"""

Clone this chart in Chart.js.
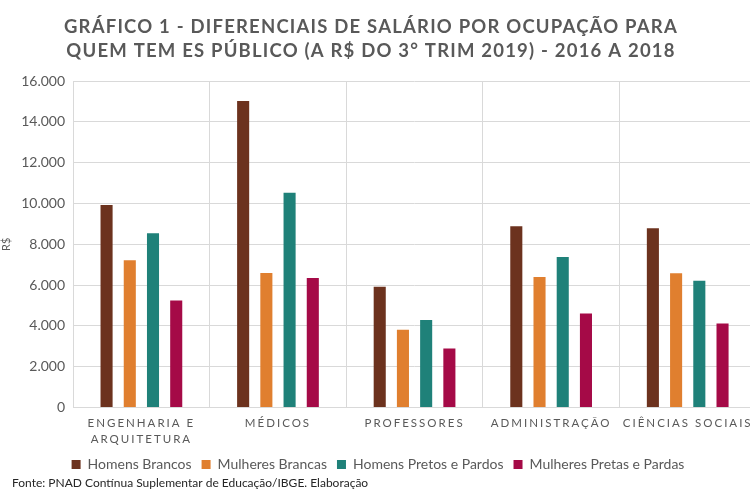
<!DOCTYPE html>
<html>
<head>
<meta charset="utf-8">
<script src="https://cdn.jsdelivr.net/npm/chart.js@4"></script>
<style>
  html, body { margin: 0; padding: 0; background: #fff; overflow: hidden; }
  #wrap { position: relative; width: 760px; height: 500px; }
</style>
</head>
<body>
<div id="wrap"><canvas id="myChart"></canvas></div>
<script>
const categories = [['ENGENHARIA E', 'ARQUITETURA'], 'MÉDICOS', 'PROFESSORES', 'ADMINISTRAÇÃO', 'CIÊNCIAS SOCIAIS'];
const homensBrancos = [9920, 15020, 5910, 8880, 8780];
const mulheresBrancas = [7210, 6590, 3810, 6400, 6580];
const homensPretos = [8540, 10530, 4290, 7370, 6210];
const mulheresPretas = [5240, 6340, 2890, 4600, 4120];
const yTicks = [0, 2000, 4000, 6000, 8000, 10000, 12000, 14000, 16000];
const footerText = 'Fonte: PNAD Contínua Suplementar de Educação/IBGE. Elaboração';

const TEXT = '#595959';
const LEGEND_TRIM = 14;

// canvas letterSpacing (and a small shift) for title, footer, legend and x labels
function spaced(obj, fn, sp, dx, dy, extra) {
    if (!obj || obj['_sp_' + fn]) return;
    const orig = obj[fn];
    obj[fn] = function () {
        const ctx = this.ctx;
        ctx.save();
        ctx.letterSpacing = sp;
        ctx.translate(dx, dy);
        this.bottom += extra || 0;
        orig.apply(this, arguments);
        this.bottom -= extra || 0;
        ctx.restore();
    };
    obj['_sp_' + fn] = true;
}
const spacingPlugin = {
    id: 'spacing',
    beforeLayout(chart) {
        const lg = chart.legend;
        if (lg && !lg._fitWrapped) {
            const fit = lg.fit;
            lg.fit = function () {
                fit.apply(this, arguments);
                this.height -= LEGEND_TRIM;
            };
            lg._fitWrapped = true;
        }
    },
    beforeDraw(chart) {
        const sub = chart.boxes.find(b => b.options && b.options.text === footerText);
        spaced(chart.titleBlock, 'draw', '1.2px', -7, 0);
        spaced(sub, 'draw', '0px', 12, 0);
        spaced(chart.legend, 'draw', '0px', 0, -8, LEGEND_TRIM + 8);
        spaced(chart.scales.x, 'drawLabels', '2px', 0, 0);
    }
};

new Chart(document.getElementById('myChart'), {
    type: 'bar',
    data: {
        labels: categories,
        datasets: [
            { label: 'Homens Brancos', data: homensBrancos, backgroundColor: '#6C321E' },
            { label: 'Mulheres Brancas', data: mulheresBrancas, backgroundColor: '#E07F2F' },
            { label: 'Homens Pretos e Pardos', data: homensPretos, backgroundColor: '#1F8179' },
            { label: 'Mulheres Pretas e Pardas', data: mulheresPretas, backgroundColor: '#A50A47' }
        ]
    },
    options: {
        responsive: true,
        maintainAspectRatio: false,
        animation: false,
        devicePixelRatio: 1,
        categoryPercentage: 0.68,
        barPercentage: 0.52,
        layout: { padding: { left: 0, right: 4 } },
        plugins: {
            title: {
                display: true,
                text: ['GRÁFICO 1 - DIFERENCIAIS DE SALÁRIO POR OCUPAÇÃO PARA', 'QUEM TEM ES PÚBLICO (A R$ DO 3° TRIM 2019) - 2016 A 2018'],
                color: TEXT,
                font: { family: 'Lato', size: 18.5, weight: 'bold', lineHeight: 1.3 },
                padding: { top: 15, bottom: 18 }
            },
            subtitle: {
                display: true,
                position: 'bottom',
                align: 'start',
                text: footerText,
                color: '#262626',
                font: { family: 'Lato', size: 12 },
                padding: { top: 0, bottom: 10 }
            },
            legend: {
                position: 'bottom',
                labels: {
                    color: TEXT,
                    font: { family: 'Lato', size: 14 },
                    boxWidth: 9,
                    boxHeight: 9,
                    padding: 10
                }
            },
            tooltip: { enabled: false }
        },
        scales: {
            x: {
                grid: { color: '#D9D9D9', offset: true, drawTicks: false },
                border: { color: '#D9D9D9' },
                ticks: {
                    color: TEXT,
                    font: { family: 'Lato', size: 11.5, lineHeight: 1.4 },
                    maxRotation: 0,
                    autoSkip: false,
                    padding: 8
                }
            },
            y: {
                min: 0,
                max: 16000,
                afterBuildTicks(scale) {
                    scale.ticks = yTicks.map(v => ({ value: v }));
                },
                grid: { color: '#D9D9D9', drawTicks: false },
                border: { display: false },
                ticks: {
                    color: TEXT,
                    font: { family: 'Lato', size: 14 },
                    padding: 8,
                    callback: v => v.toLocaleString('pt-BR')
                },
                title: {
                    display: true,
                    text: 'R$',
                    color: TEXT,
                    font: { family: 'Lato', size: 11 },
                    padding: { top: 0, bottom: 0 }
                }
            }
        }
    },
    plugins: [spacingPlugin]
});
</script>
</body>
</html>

"""

Point out every line holding the string "this" and copy it.

== SOLUTION ==
Clone this chart in Chart.js.
        const ctx = this.ctx;
        this.bottom += extra || 0;
        orig.apply(this, arguments);
        this.bottom -= extra || 0;
                fit.apply(this, arguments);
                this.height -= LEGEND_TRIM;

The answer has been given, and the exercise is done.